**JOB**. Repeat every entry word for word, skipping the pictures.

%%

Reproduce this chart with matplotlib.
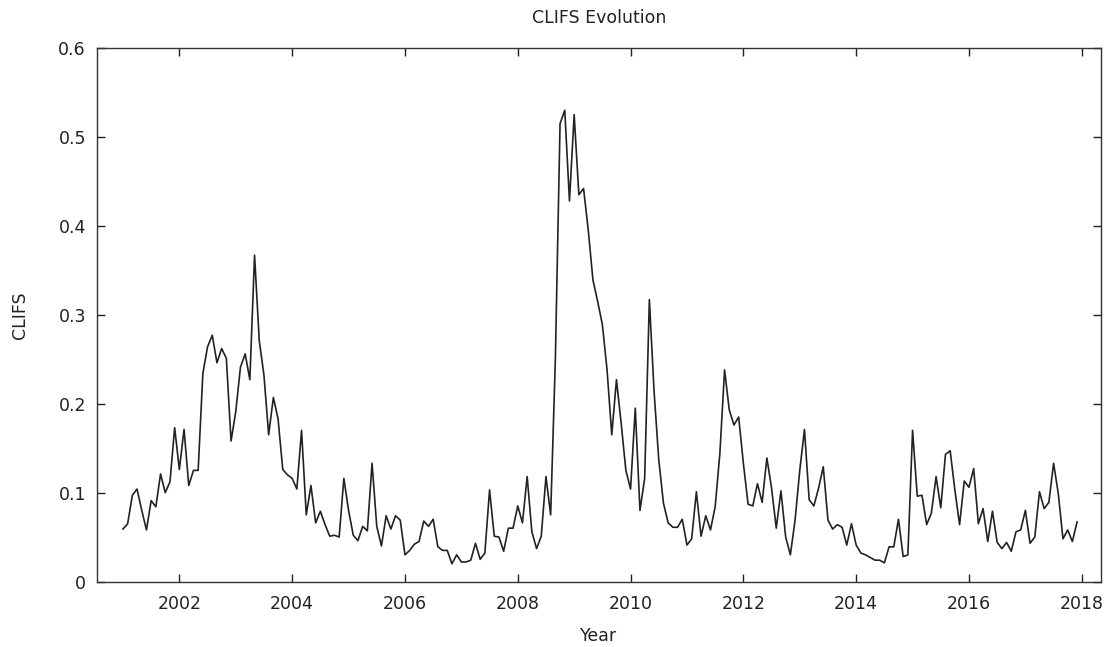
import numpy as np
import matplotlib
matplotlib.use('Agg')
import matplotlib.pyplot as plt

# monthly CLIFS readings, Jan 2001 .. Dec 2017 (one row per year)
start_year = 2001
clifs = [
  0.059, 0.065, 0.097, 0.104, 0.080, 0.058, 0.091, 0.084, 0.121, 0.100, 0.112, 0.173,  # 2001
  0.126, 0.171, 0.108, 0.125, 0.125, 0.234, 0.264, 0.277, 0.246, 0.262, 0.251, 0.158,  # 2002
  0.191, 0.241, 0.256, 0.227, 0.367, 0.271, 0.232, 0.165, 0.207, 0.183, 0.126, 0.120,  # 2003
  0.116, 0.104, 0.170, 0.075, 0.108, 0.066, 0.079, 0.064, 0.051, 0.052, 0.050, 0.116,  # 2004
  0.080, 0.052, 0.046, 0.062, 0.057, 0.133, 0.062, 0.040, 0.074, 0.059, 0.074, 0.069,  # 2005
  0.030, 0.035, 0.042, 0.045, 0.068, 0.062, 0.070, 0.039, 0.035, 0.035, 0.020, 0.030,  # 2006
  0.022, 0.022, 0.024, 0.043, 0.025, 0.032, 0.103, 0.051, 0.050, 0.034, 0.060, 0.060,  # 2007
  0.085, 0.066, 0.118, 0.056, 0.037, 0.051, 0.118, 0.075, 0.250, 0.515, 0.530, 0.428,  # 2008
  0.525, 0.435, 0.442, 0.395, 0.339, 0.315, 0.289, 0.238, 0.165, 0.227, 0.178, 0.125,  # 2009
  0.104, 0.195, 0.080, 0.116, 0.317, 0.214, 0.137, 0.088, 0.066, 0.061, 0.061, 0.070,  # 2010
  0.041, 0.048, 0.101, 0.051, 0.074, 0.058, 0.084, 0.144, 0.238, 0.193, 0.176, 0.185,  # 2011
  0.133, 0.087, 0.085, 0.110, 0.089, 0.139, 0.105, 0.060, 0.102, 0.050, 0.030, 0.069,  # 2012
  0.125, 0.171, 0.092, 0.085, 0.105, 0.129, 0.069, 0.059, 0.064, 0.061, 0.041, 0.065,  # 2013
  0.041, 0.032, 0.030, 0.027, 0.024, 0.024, 0.021, 0.039, 0.039, 0.070, 0.028, 0.030,  # 2014
  0.170, 0.096, 0.097, 0.064, 0.077, 0.118, 0.083, 0.143, 0.147, 0.103, 0.064, 0.113,  # 2015
  0.106, 0.127, 0.065, 0.082, 0.045, 0.079, 0.044, 0.037, 0.044, 0.034, 0.056, 0.058,  # 2016
  0.080, 0.043, 0.050, 0.101, 0.082, 0.089, 0.133, 0.099, 0.048, 0.058, 0.045, 0.067,  # 2017
]

x_ticks = [2002, 2004, 2006, 2008, 2010, 2012, 2014, 2016, 2018]
y_ticks = [0, 0.1, 0.2, 0.3, 0.4, 0.5, 0.6]
y_tick_labels = ['0', '0.1', '0.2', '0.3', '0.4', '0.5', '0.6']

years = start_year + np.arange(len(clifs)) / 12.0

plt.rcParams['font.family'] = ['DejaVu Sans']
plt.rcParams['font.size'] = 12.5
text_color = '#222222'

fig = plt.figure(figsize=(11.15, 6.47), dpi=100)
ax = fig.add_axes([0.087, 0.1012, 0.9004, 0.8246])

ax.plot(years, clifs, color='#222222', linewidth=1.2)

ax.set_xlim(2000.54, 2018.34)
ax.set_ylim(0, 0.6)
ax.set_xticks(x_ticks)
ax.set_xticklabels([str(t) for t in x_ticks])
ax.set_yticks(y_ticks)
ax.set_yticklabels(y_tick_labels)

ax.tick_params(direction='in', length=5.5, width=1.0, colors=text_color,
               top=True, right=True, labelsize=12.5)
ax.tick_params(axis='x', pad=10)
ax.tick_params(axis='y', pad=8)
for s in ax.spines.values():
  s.set_color('#333333')
  s.set_linewidth(1.0)

ax.set_title('CLIFS Evolution', color=text_color, fontsize=12.5, pad=18)
ax.set_xlabel('Year', color=text_color)
ax.set_ylabel('CLIFS', color=text_color)
ax.xaxis.set_label_coords(0.5, -0.086)
ax.yaxis.set_label_coords(-0.068, 0.5)

fig.savefig('out.png', dpi=100)
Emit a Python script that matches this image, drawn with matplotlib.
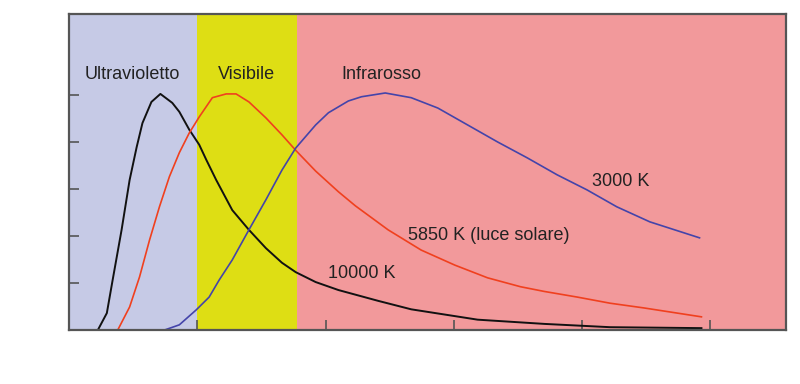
import matplotlib.pyplot as plt

plt.rcParams['font.family'] = ['Liberation Sans', 'DejaVu Sans']

# wavelength (nm) / relative intensity
x_10000 = [90, 118, 136, 164, 189, 211, 229, 257, 285, 322, 344, 375, 406, 428, 459, 509,
           561, 614, 664, 707, 769, 840, 964, 1067, 1274, 1482, 1687, 1972]
y_10000 = [0, 0.36, 1.06, 2.13, 3.19, 3.89, 4.40, 4.85, 5.02, 4.83, 4.64, 4.26, 3.94, 3.62, 3.19, 2.55,
           2.13, 1.74, 1.43, 1.23, 1.02, 0.85, 0.62, 0.44, 0.22, 0.13, 0.06, 0.04]

x_5850 = [90, 152, 189, 220, 251, 282, 313, 344, 375, 406, 447, 490, 521, 561, 614, 664, 707,
          769, 840, 893, 995, 1098, 1203, 1305, 1408, 1482, 1585, 1687, 1792, 1972]
y_5850 = [0, 0, 0.49, 1.13, 1.91, 2.62, 3.26, 3.77, 4.19, 4.53, 4.94, 5.02, 5.02, 4.85, 4.51, 4.15, 3.82,
          3.38, 2.94, 2.64, 2.13, 1.70, 1.38, 1.11, 0.92, 0.82, 0.70, 0.57, 0.47, 0.28]

x_3000 = [96, 298, 344, 397, 437, 468, 509, 561, 614, 664, 707, 769, 809, 871, 912, 986, 1067,
          1150, 1243, 1336, 1429, 1522, 1615, 1708, 1811, 1966]
y_3000 = [0, 0, 0.11, 0.43, 0.70, 1.06, 1.49, 2.13, 2.77, 3.40, 3.87, 4.36, 4.62, 4.87, 4.96, 5.04, 4.94,
          4.72, 4.36, 4.00, 3.66, 3.30, 2.98, 2.62, 2.30, 1.96]

bands = ['Ultravioletto', 'Visibile', 'Infrarosso']
band_edges = [0, 400, 710, 2240]
band_colors = ['#c6cae6', '#dede14', '#f2999b']
band_label_x = [198, 552, 973]

fig = plt.figure(figsize=(8, 3.84), dpi=100)
ax = fig.add_axes([0.08625, 0.1406, 0.896, 0.823])

for i in range(3):
    ax.axvspan(band_edges[i], band_edges[i + 1], color=band_colors[i], lw=0, zorder=0)
    ax.text(band_label_x[i], 5.43, bands[i], fontsize=13, ha='center', va='center', color='#222222')

ax.plot(x_10000, y_10000, color='#111111', lw=1.4)
ax.plot(x_5850, y_5850, color='#f0401e', lw=1.2)
ax.plot(x_3000, y_3000, color='#4444aa', lw=1.2)

ax.text(1631, 3.15, '3000 K', fontsize=13, va='center', color='#222222')
ax.text(1057, 2.0, '5850 K (luce solare)', fontsize=13, va='center', color='#222222')
ax.text(809, 1.21, '10000 K', fontsize=13, va='center', color='#222222')

ax.set_xlim(0, 2235)
ax.set_ylim(0, 6.72)
ax.set_xticks([400, 800, 1200, 1600, 2000])
ax.set_yticks([1, 2, 3, 4, 5])
ax.tick_params(direction='in', length=7, width=1.2, color='#555555',
               labelbottom=False, labelleft=False)
for s in ax.spines.values():
    s.set_color('#555555')
    s.set_linewidth(1.6)

fig.savefig('out.png', dpi=100)
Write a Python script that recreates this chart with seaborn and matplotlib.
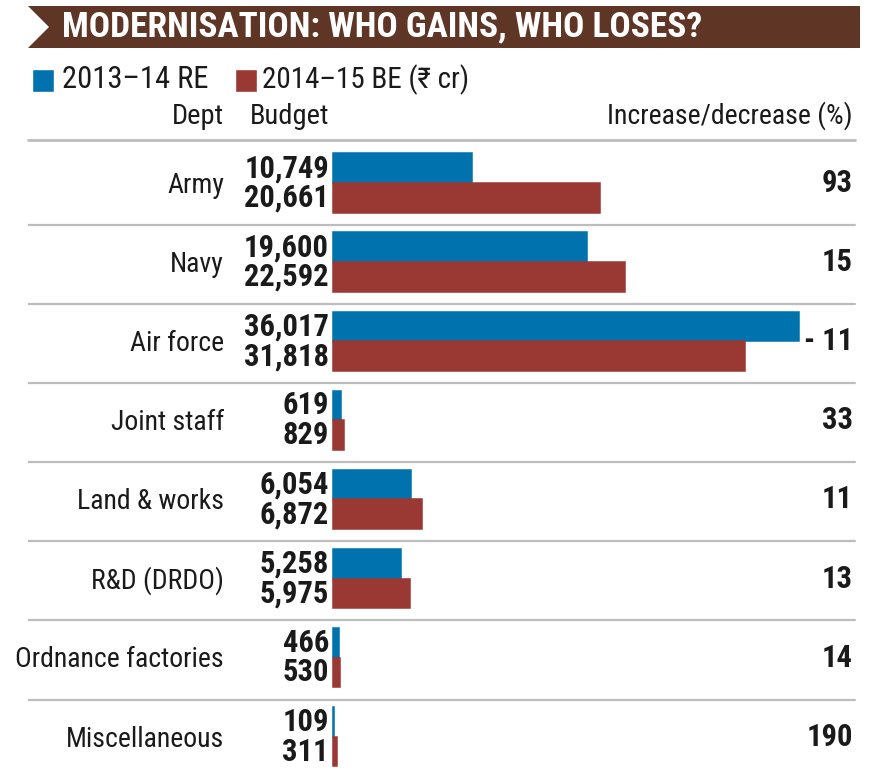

%%

**WORKED SOLUTION**.
Reproduce this chart with matplotlib.
import numpy as np
import matplotlib
matplotlib.use('Agg')
import matplotlib.pyplot as plt

# monthly CLIFS readings, Jan 2001 .. Dec 2017 (one row per year)
start_year = 2001
clifs = [
  0.059, 0.065, 0.097, 0.104, 0.080, 0.058, 0.091, 0.084, 0.121, 0.100, 0.112, 0.173,  # 2001
  0.126, 0.171, 0.108, 0.125, 0.125, 0.234, 0.264, 0.277, 0.246, 0.262, 0.251, 0.158,  # 2002
  0.191, 0.241, 0.256, 0.227, 0.367, 0.271, 0.232, 0.165, 0.207, 0.183, 0.126, 0.120,  # 2003
  0.116, 0.104, 0.170, 0.075, 0.108, 0.066, 0.079, 0.064, 0.051, 0.052, 0.050, 0.116,  # 2004
  0.080, 0.052, 0.046, 0.062, 0.057, 0.133, 0.062, 0.040, 0.074, 0.059, 0.074, 0.069,  # 2005
  0.030, 0.035, 0.042, 0.045, 0.068, 0.062, 0.070, 0.039, 0.035, 0.035, 0.020, 0.030,  # 2006
  0.022, 0.022, 0.024, 0.043, 0.025, 0.032, 0.103, 0.051, 0.050, 0.034, 0.060, 0.060,  # 2007
  0.085, 0.066, 0.118, 0.056, 0.037, 0.051, 0.118, 0.075, 0.250, 0.515, 0.530, 0.428,  # 2008
  0.525, 0.435, 0.442, 0.395, 0.339, 0.315, 0.289, 0.238, 0.165, 0.227, 0.178, 0.125,  # 2009
  0.104, 0.195, 0.080, 0.116, 0.317, 0.214, 0.137, 0.088, 0.066, 0.061, 0.061, 0.070,  # 2010
  0.041, 0.048, 0.101, 0.051, 0.074, 0.058, 0.084, 0.144, 0.238, 0.193, 0.176, 0.185,  # 2011
  0.133, 0.087, 0.085, 0.110, 0.089, 0.139, 0.105, 0.060, 0.102, 0.050, 0.030, 0.069,  # 2012
  0.125, 0.171, 0.092, 0.085, 0.105, 0.129, 0.069, 0.059, 0.064, 0.061, 0.041, 0.065,  # 2013
  0.041, 0.032, 0.030, 0.027, 0.024, 0.024, 0.021, 0.039, 0.039, 0.070, 0.028, 0.030,  # 2014
  0.170, 0.096, 0.097, 0.064, 0.077, 0.118, 0.083, 0.143, 0.147, 0.103, 0.064, 0.113,  # 2015
  0.106, 0.127, 0.065, 0.082, 0.045, 0.079, 0.044, 0.037, 0.044, 0.034, 0.056, 0.058,  # 2016
  0.080, 0.043, 0.050, 0.101, 0.082, 0.089, 0.133, 0.099, 0.048, 0.058, 0.045, 0.067,  # 2017
]

x_ticks = [2002, 2004, 2006, 2008, 2010, 2012, 2014, 2016, 2018]
y_ticks = [0, 0.1, 0.2, 0.3, 0.4, 0.5, 0.6]
y_tick_labels = ['0', '0.1', '0.2', '0.3', '0.4', '0.5', '0.6']

years = start_year + np.arange(len(clifs)) / 12.0

plt.rcParams['font.family'] = ['DejaVu Sans']
plt.rcParams['font.size'] = 12.5
text_color = '#222222'

fig = plt.figure(figsize=(11.15, 6.47), dpi=100)
ax = fig.add_axes([0.087, 0.1012, 0.9004, 0.8246])

ax.plot(years, clifs, color='#222222', linewidth=1.2)

ax.set_xlim(2000.54, 2018.34)
ax.set_ylim(0, 0.6)
ax.set_xticks(x_ticks)
ax.set_xticklabels([str(t) for t in x_ticks])
ax.set_yticks(y_ticks)
ax.set_yticklabels(y_tick_labels)

ax.tick_params(direction='in', length=5.5, width=1.0, colors=text_color,
               top=True, right=True, labelsize=12.5)
ax.tick_params(axis='x', pad=10)
ax.tick_params(axis='y', pad=8)
for s in ax.spines.values():
  s.set_color('#333333')
  s.set_linewidth(1.0)

ax.set_title('CLIFS Evolution', color=text_color, fontsize=12.5, pad=18)
ax.set_xlabel('Year', color=text_color)
ax.set_ylabel('CLIFS', color=text_color)
ax.xaxis.set_label_coords(0.5, -0.086)
ax.yaxis.set_label_coords(-0.068, 0.5)

fig.savefig('out.png', dpi=100)
Emit a Python script that matches this image, drawn with matplotlib.
import matplotlib.pyplot as plt

plt.rcParams['font.family'] = ['Liberation Sans', 'DejaVu Sans']

# wavelength (nm) / relative intensity
x_10000 = [90, 118, 136, 164, 189, 211, 229, 257, 285, 322, 344, 375, 406, 428, 459, 509,
           561, 614, 664, 707, 769, 840, 964, 1067, 1274, 1482, 1687, 1972]
y_10000 = [0, 0.36, 1.06, 2.13, 3.19, 3.89, 4.40, 4.85, 5.02, 4.83, 4.64, 4.26, 3.94, 3.62, 3.19, 2.55,
           2.13, 1.74, 1.43, 1.23, 1.02, 0.85, 0.62, 0.44, 0.22, 0.13, 0.06, 0.04]

x_5850 = [90, 152, 189, 220, 251, 282, 313, 344, 375, 406, 447, 490, 521, 561, 614, 664, 707,
          769, 840, 893, 995, 1098, 1203, 1305, 1408, 1482, 1585, 1687, 1792, 1972]
y_5850 = [0, 0, 0.49, 1.13, 1.91, 2.62, 3.26, 3.77, 4.19, 4.53, 4.94, 5.02, 5.02, 4.85, 4.51, 4.15, 3.82,
          3.38, 2.94, 2.64, 2.13, 1.70, 1.38, 1.11, 0.92, 0.82, 0.70, 0.57, 0.47, 0.28]

x_3000 = [96, 298, 344, 397, 437, 468, 509, 561, 614, 664, 707, 769, 809, 871, 912, 986, 1067,
          1150, 1243, 1336, 1429, 1522, 1615, 1708, 1811, 1966]
y_3000 = [0, 0, 0.11, 0.43, 0.70, 1.06, 1.49, 2.13, 2.77, 3.40, 3.87, 4.36, 4.62, 4.87, 4.96, 5.04, 4.94,
          4.72, 4.36, 4.00, 3.66, 3.30, 2.98, 2.62, 2.30, 1.96]

bands = ['Ultravioletto', 'Visibile', 'Infrarosso']
band_edges = [0, 400, 710, 2240]
band_colors = ['#c6cae6', '#dede14', '#f2999b']
band_label_x = [198, 552, 973]

fig = plt.figure(figsize=(8, 3.84), dpi=100)
ax = fig.add_axes([0.08625, 0.1406, 0.896, 0.823])

for i in range(3):
    ax.axvspan(band_edges[i], band_edges[i + 1], color=band_colors[i], lw=0, zorder=0)
    ax.text(band_label_x[i], 5.43, bands[i], fontsize=13, ha='center', va='center', color='#222222')

ax.plot(x_10000, y_10000, color='#111111', lw=1.4)
ax.plot(x_5850, y_5850, color='#f0401e', lw=1.2)
ax.plot(x_3000, y_3000, color='#4444aa', lw=1.2)

ax.text(1631, 3.15, '3000 K', fontsize=13, va='center', color='#222222')
ax.text(1057, 2.0, '5850 K (luce solare)', fontsize=13, va='center', color='#222222')
ax.text(809, 1.21, '10000 K', fontsize=13, va='center', color='#222222')

ax.set_xlim(0, 2235)
ax.set_ylim(0, 6.72)
ax.set_xticks([400, 800, 1200, 1600, 2000])
ax.set_yticks([1, 2, 3, 4, 5])
ax.tick_params(direction='in', length=7, width=1.2, color='#555555',
               labelbottom=False, labelleft=False)
for s in ax.spines.values():
    s.set_color('#555555')
    s.set_linewidth(1.6)

fig.savefig('out.png', dpi=100)
Write a Python script that recreates this chart with seaborn and matplotlib.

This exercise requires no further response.